Area Company Values TSTC Workforce Training

(WACO, Texas) – Javier Arroyo, the die casting process manager at Anderton Castings in Troy, is proud to show off the future to visitors.

This fall, the company will finish installing new equipment to increase production of aluminum high-pressure die castings for the automotive industry. The expansion aligns with the company’s mission to embrace lean manufacturing and become more environmentally conscious.

“It’s an impressive operation they have got,” said Adam Barber, TSTC’s interim executive director of Workforce Training in Waco. “I think their long-term goal is to move to a fully automated process, which is good for them and good for us.”

Barber said companies like Anderton Castings have inquired about training from TSTC for blueprint reading, computer numerical controls, hydraulics, programmable logic controls and robotics.

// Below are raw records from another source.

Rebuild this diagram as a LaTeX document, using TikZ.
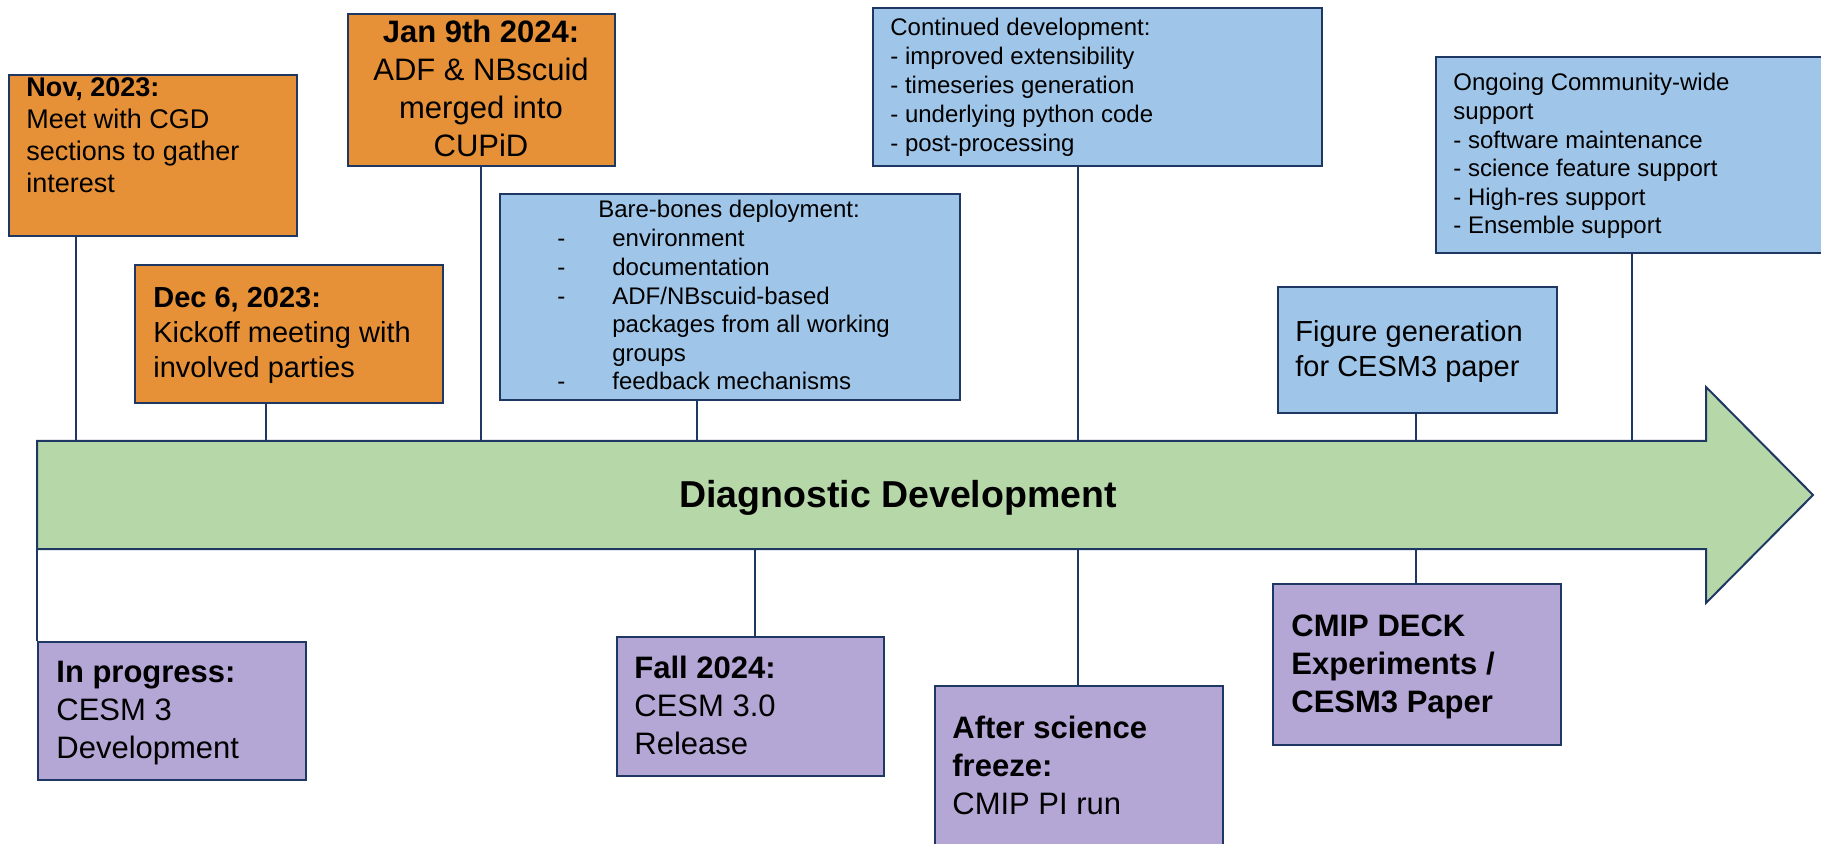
\documentclass[tikz,border=0pt]{standalone}
\usepackage{fontspec}
\setmainfont{Liberation Sans}
\newdimen\px \px=0.5pt
\definecolor{navy}{HTML}{1F3763}
\definecolor{orng}{HTML}{E69138}
\definecolor{lblue}{HTML}{9FC5E8}
\definecolor{lgreen}{HTML}{B6D7A8}
\definecolor{purp}{HTML}{B4A7D6}
\newcommand\lns[2]{\vtop{\baselineskip=#1\lineskiplimit=-20pt\halign{##\hfil\cr#2\crcr}}}
\newcommand\clns[2]{\vtop{\baselineskip=#1\lineskiplimit=-20pt\halign{\hfil##\hfil\cr#2\crcr}}}
\newcommand\dash{\makebox[55\px][l]{-}}
\begin{document}
\begin{tikzpicture}[x=0.5pt,y=-0.5pt,
  bx/.style={draw=navy, line width=1pt, inner sep=0pt, anchor=north west},
  ob/.style={bx, fill=orng},
  bb/.style={bx, fill=lblue},
  pb/.style={bx, fill=purp},
  conn/.style={draw=navy, line width=0.8pt},
  txt/.style={inner sep=0pt, anchor=base west, text=black},
  ctxt/.style={inner sep=0pt, anchor=base, text=black}]
\useasboundingbox (0,0) rectangle (1821,844);
\clip (0,0) rectangle (1821,844);

% timeline arrow
\draw[draw=navy, line width=1pt, fill=lgreen, line join=miter]
  (37,441) -- (1706,441) -- (1706,387) -- (1813,495) -- (1706,603) -- (1706,549) -- (37,549) -- cycle;
\coordinate (atop) at (0,441);
\coordinate (abot) at (0,549);
\node[ctxt, font=\fontsize{18.75}{22}\selectfont\bfseries] (title) at (898,508) {Diagnostic Development};

% connector x positions
\coordinate (xnov) at (76,0);
\coordinate (xdec) at (266,0);
\coordinate (xjan) at (481,0);
\coordinate (xbare) at (697,0);
\coordinate (xcont) at (1078,0);
\coordinate (xfig) at (1416,0);
\coordinate (xong) at (1632,0);
\coordinate (xinp) at (37,0);
\coordinate (xfall) at (755,0);

% boxes above
\node[ob, minimum width=288\px, minimum height=161\px] (nov) at (8,74) {};
\node[ob, minimum width=267\px, minimum height=152\px] (jan) at (347,13) {};
\node[ob, minimum width=308\px, minimum height=138\px] (dec) at (134,264) {};
\node[bb, minimum width=460\px, minimum height=206\px] (bare) at (499,193) {};
\node[bb, minimum width=449\px, minimum height=158\px] (cont) at (872,7) {};
\node[bb, minimum width=420\px, minimum height=196\px] (ong) at (1435,56) {};
\node[bb, minimum width=279\px, minimum height=126\px] (fig) at (1277,286) {};

% boxes below
\node[pb, minimum width=268\px, minimum height=138\px] (inp) at (37,641) {};
\node[pb, minimum width=267\px, minimum height=139\px] (fall) at (616,636) {};
\node[pb, minimum width=288\px, minimum height=180\px] (after) at (934,685) {};
\node[pb, minimum width=288\px, minimum height=161\px] (cmip) at (1272,583) {};

% connectors
\draw[conn] (nov.south -| xnov) -- (atop -| xnov);
\draw[conn] (dec.south -| xdec) -- (atop -| xdec);
\draw[conn] (jan.south -| xjan) -- (atop -| xjan);
\draw[conn] (bare.south -| xbare) -- (atop -| xbare);
\draw[conn] (cont.south -| xcont) -- (atop -| xcont);
\draw[conn] (fig.south -| xfig) -- (atop -| xfig);
\draw[conn] (ong.south -| xong) -- (atop -| xong);
\draw[conn] (abot -| xinp) -- (inp.north -| xinp);
\draw[conn] (abot -| xfall) -- (fall.north -| xfall);
\draw[conn] (abot -| xcont) -- (after.north -| xcont);
\draw[conn] (abot -| xfig) -- (cmip.north -| xfig);

% texts
\node[txt, font=\fontsize{13.5}{16}\selectfont] (novt) at (26,97)
  {\lns{16pt}{\bfseries Nov, 2023:\cr Meet with CGD\cr sections to gather\cr interest}};
\node[ctxt, font=\fontsize{15.5}{19}\selectfont] (jant) at (481,43)
  {\clns{19pt}{\bfseries Jan 9th 2024:\cr ADF \& NBscuid\cr merged into\cr CUPiD}};
\node[txt, font=\fontsize{14.5}{17.5}\selectfont] (dect) at (153,308)
  {\lns{17.5pt}{\bfseries Dec 6, 2023:\cr Kickoff meeting with\cr involved parties}};
\node[ctxt, font=\fontsize{12}{14.3}\selectfont] (baret) at (729,218) {Bare-bones deployment:};
\node[txt, font=\fontsize{12}{14.3}\selectfont] (barel) at (557,247)
  {\lns{14.3pt}{\dash environment\cr \dash documentation\cr \dash ADF/NBscuid-based\cr \hskip55\px packages from all working\cr \hskip55\px groups\cr \dash feedback mechanisms}};
\node[txt, font=\fontsize{12}{14.5}\selectfont] (contt) at (890,36)
  {\lns{14.5pt}{Continued development:\cr - improved extensibility\cr - timeseries generation\cr - underlying python code\cr - post-processing}};
\node[txt, font=\fontsize{12}{14.3}\selectfont] (ongt) at (1453,91)
  {\lns{14.3pt}{Ongoing Community-wide\cr support\cr - software maintenance\cr - science feature support\cr - High-res support\cr - Ensemble support}};
\node[txt, font=\fontsize{14.5}{17.5}\selectfont] (figt) at (1295,342)
  {\lns{17.5pt}{Figure generation\cr for CESM3 paper}};

\node[txt, font=\fontsize{15.5}{19}\selectfont] (inpt) at (56,682)
  {\lns{19pt}{\bfseries In progress:\cr CESM 3\cr Development}};
\node[txt, font=\fontsize{15.5}{19}\selectfont] (fallt) at (634,678)
  {\lns{19pt}{\bfseries Fall 2024:\cr CESM 3.0\cr Release}};
\node[txt, font=\fontsize{15.5}{19}\selectfont] (aftert) at (952,738)
  {\lns{19pt}{\bfseries After science\cr \bfseries freeze:\cr CMIP PI run}};
\node[txt, font=\fontsize{15.5}{19}\selectfont\bfseries] (cmipt) at (1291,636)
  {\lns{19pt}{CMIP DECK\cr Experiments /\cr CESM3 Paper}};
\end{tikzpicture}
\end{document}
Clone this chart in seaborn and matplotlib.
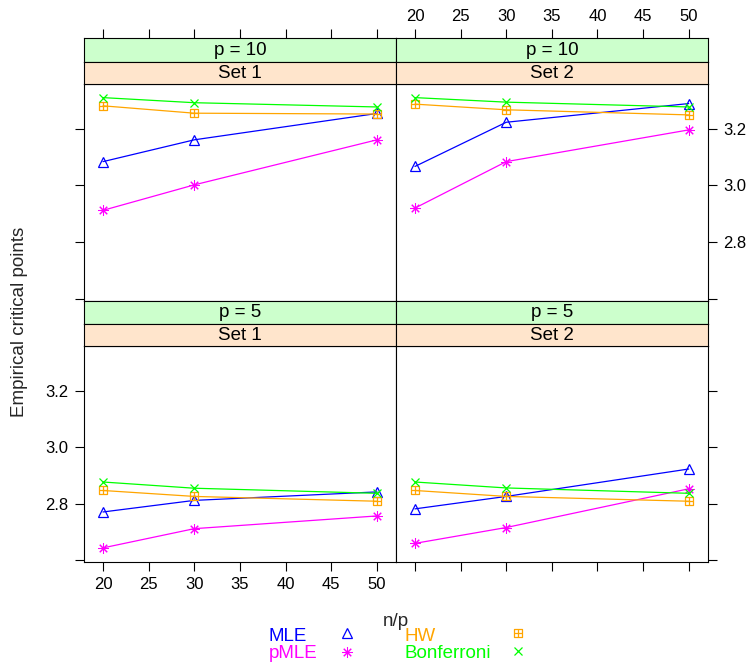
import matplotlib
matplotlib.use("Agg")
import matplotlib.pyplot as plt
import seaborn as sns
import pandas as pd
from matplotlib.path import Path
from matplotlib.lines import Line2D

sns.set_style("ticks")
plt.rcParams['font.family'] = ['Liberation Sans', 'DejaVu Sans']

# ---------------- data ----------------
n_over_p = [20, 30, 50]
methods = ["MLE", "pMLE", "HW", "Bonferroni"]
p_levels = ["p = 10", "p = 5"]
sets = ["Set 1", "Set 2"]

# p = 10, Set 1
mle_p10_s1 = [3.084, 3.161, 3.254]
pmle_p10_s1 = [2.912, 3.002, 3.161]
hw_p10_s1 = [3.281, 3.255, 3.252]
bonf_p10_s1 = [3.310, 3.292, 3.277]
# p = 10, Set 2
mle_p10_s2 = [3.067, 3.223, 3.289]
pmle_p10_s2 = [2.920, 3.084, 3.196]
hw_p10_s2 = [3.287, 3.267, 3.249]
bonf_p10_s2 = [3.310, 3.294, 3.277]
# p = 5, Set 1
mle_p5_s1 = [2.771, 2.812, 2.842]
pmle_p5_s1 = [2.644, 2.712, 2.757]
hw_p5_s1 = [2.847, 2.826, 2.809]
bonf_p5_s1 = [2.877, 2.855, 2.837]
# p = 5, Set 2
mle_p5_s2 = [2.782, 2.826, 2.923]
pmle_p5_s2 = [2.660, 2.716, 2.853]
hw_p5_s2 = [2.847, 2.826, 2.809]
bonf_p5_s2 = [2.877, 2.856, 2.837]

panel_values = {
    ("p = 10", "Set 1"): [mle_p10_s1, pmle_p10_s1, hw_p10_s1, bonf_p10_s1],
    ("p = 10", "Set 2"): [mle_p10_s2, pmle_p10_s2, hw_p10_s2, bonf_p10_s2],
    ("p = 5", "Set 1"): [mle_p5_s1, pmle_p5_s1, hw_p5_s1, bonf_p5_s1],
    ("p = 5", "Set 2"): [mle_p5_s2, pmle_p5_s2, hw_p5_s2, bonf_p5_s2],
}

rows = []
for (p, s), vals in panel_values.items():
    for m, series in zip(methods, vals):
        for x, v in zip(n_over_p, series):
            rows.append({"p": p, "set": s, "method": m, "n_over_p": x, "value": v})
df = pd.DataFrame(rows)

# ---------------- styles ----------------
colors = {"MLE": "#0000FF", "pMLE": "#FF00FF", "HW": "#FFA500", "Bonferroni": "#00FF00"}
sq_plus = Path(
    [(-1, -1), (1, -1), (1, 1), (-1, 1), (-1, -1), (-1, 0), (1, 0), (0, -1), (0, 1)],
    [Path.MOVETO, Path.LINETO, Path.LINETO, Path.LINETO, Path.CLOSEPOLY,
     Path.MOVETO, Path.LINETO, Path.MOVETO, Path.LINETO])
markers = {"MLE": "^", "pMLE": (8, 2, 0), "HW": sq_plus, "Bonferroni": "x"}
msizes = {"MLE": 7.5, "pMLE": 7.5, "HW": 6.0, "Bonferroni": 6.0}
mews = {"MLE": 0.9, "pMLE": 0.75, "HW": 0.9, "Bonferroni": 0.9}

W, H = 753, 665
FS = 13.5      # strip / axis titles / legend
FS_TICK = 12.0
fig = plt.figure(figsize=(W / 100, H / 100), dpi=100)


def fx(px):
    return px / W


def fy(py):
    return 1 - py / H


def rect(x0, x1, y0, y1):
    return [x0 / W, 1 - y1 / H, (x1 - x0) / W, (y1 - y0) / H]


cols_px = [(84, 396), (396, 707.7)]
rows_px = [  # (green top, green/orange split, orange bottom/data top, data bottom)
    (38.3, 61.5, 84.3, 300.7),
    (300.7, 323.7, 346.3, 562.3),
]
strip_green = "#CCFFCC"
strip_orange = "#FFE5CC"

XLIM = (17.92, 52.08)
YLIM = (2.593, 3.357)
xticks = [20, 25, 30, 35, 40, 45, 50]
yticks = [2.6, 2.8, 3.0, 3.2]
ylabels = ["", "2.8", "3.0", "3.2"]
TICK_KW = dict(direction="out", length=6.5, width=0.8, color="black",
               labelsize=FS_TICK, labelcolor="black")


def style_spines(a):
    for sp in a.spines.values():
        sp.set_visible(True)
        sp.set_color("black")
        sp.set_linewidth(0.8)


for r, p in enumerate(p_levels):
    g0, g1, o1, d1 = rows_px[r]
    for c, s in enumerate(sets):
        x0, x1 = cols_px[c]
        ax = fig.add_axes(rect(x0, x1, o1, d1))
        sub = df[(df.p == p) & (df.set == s)]
        for m in methods:
            sns.lineplot(data=sub[sub.method == m], x="n_over_p", y="value",
                         color=colors[m], marker=markers[m], markersize=msizes[m],
                         markerfacecolor="none", markeredgecolor=colors[m],
                         markeredgewidth=mews[m], linewidth=0.9, ax=ax,
                         legend=False, errorbar=None)
        ax.set_xlim(*XLIM)
        ax.set_ylim(*YLIM)
        ax.set_xlabel("")
        ax.set_ylabel("")
        style_spines(ax)
        ax.set_xticks(xticks)
        ax.set_xticklabels([str(t) for t in xticks])
        ax.set_yticks(yticks)
        ax.set_yticklabels(ylabels)
        ax.tick_params(**TICK_KW)
        ax.tick_params(axis="x", pad=4.0)
        ax.tick_params(axis="y", pad=4.5)
        if r == 0:
            ax.tick_params(axis="x", top=False, bottom=False, labelbottom=False,
                           labeltop=False)
        else:
            ax.tick_params(axis="x", top=False, bottom=True, labeltop=False,
                           labelbottom=(c == 0))
        if c == 0:
            ax.tick_params(axis="y", left=True, right=False, labelright=False,
                           labelleft=(r == 1))
        else:
            ax.tick_params(axis="y", left=False, right=True, labelleft=False,
                           labelright=(r == 0))

        # strips
        for k, (ya, yb, col, txt) in enumerate([(g0, g1, strip_green, p),
                                                (g1, o1, strip_orange, s)]):
            sa = fig.add_axes(rect(x0, x1, ya, yb))
            sa.set_facecolor(col)
            sa.set_yticks([])
            sa.set_xlim(*XLIM)
            if r == 0 and k == 0:
                sa.set_xticks(xticks)
                sa.set_xticklabels([str(t) for t in xticks])
                sa.tick_params(**TICK_KW)
                sa.tick_params(axis="x", pad=4.0, top=True, bottom=False,
                               labelbottom=False, labeltop=(c == 1))
            else:
                sa.set_xticks([])
            style_spines(sa)
            sa.text(0.5, 0.47, txt, ha="center", va="center", fontsize=FS,
                    transform=sa.transAxes, color="black")

fig.text(fx(19.5), fy(321.5), "Empirical critical points", rotation=90,
         ha="center", va="center", fontsize=FS)
fig.text(fx(396), fy(621), "n/p", ha="center", va="center", fontsize=FS)

# legend: coloured labels (left aligned) with keys to their right
legend_rows = [("MLE", 269, 641, 347, 634.5), ("pMLE", 269, 657.5, 347, 653.5),
               ("HW", 404, 641, 518, 634.5), ("Bonferroni", 404, 657.5, 518, 652.5)]
for m, tx, ty, kx, ky in legend_rows:
    fig.text(fx(tx), fy(ty), m, color=colors[m], ha="left", va="baseline",
             fontsize=FS)
    key = Line2D([], [], color=colors[m], marker=markers[m], linestyle="none",
                 markersize=msizes[m], markerfacecolor="none",
                 markeredgecolor=colors[m], markeredgewidth=mews[m])
    fig.legend([key], [""], loc="center", bbox_to_anchor=(fx(kx), fy(ky)),
               frameon=False, borderpad=0, borderaxespad=0, handlelength=1.0,
               handletextpad=0, fontsize=FS)

fig.savefig("out.png", dpi=100)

He said requests like these mean companies are moving more to automation and want to empower employees with more technical skills.

The company has looked to TSTC in the past for employees and has hosted student interns. In 2019, the company engaged TSTC for an eight-session training program for maintenance and programming of robots. This year, the company plans to extend its training program with TSTC and support from the state of Texas to retrain more than 130 employees to prepare them with new technologies in manufacturing, hydraulics, electrical troubleshooting and CNC operations. 

“If we can hire people that are now in school, they can apply their knowledge,” said Carlos Cervera, the company’s operations engineering manager.

Cervera said employees receive training from the company and from the manufacturers of the equipment used, such as FANUC for its robots. He said students who want to pursue robotics should have a good understanding of geometry and trigonometry.

TSTC’s Robotics Technology program in Waco uses FANUC robots for students to train on.

“What we teach is exactly the type of work they do,” said Brandon McMahan, an instructor in the Robotics Technology program.

Arroyo said it is challenging to find potential employees who know tungsten inert gas welding, die casting and operation of computer numerical controlled machines. He said it is important to grow the skills of the employees they have.

“We want to create a career for them,” Arroyo said.

Jeff Straub, Troy’s city administrator, said workforce training is vital for residents. He sees the city of about 2,200 residents growing in the next few years with the addition of two subdivisions totaling more than 700 homes. And, he hopes more industrial growth happens around Anderton Castings.

“People with more skills tend to have more money,” Straub said. “They can buy a house and be more involved in the community.”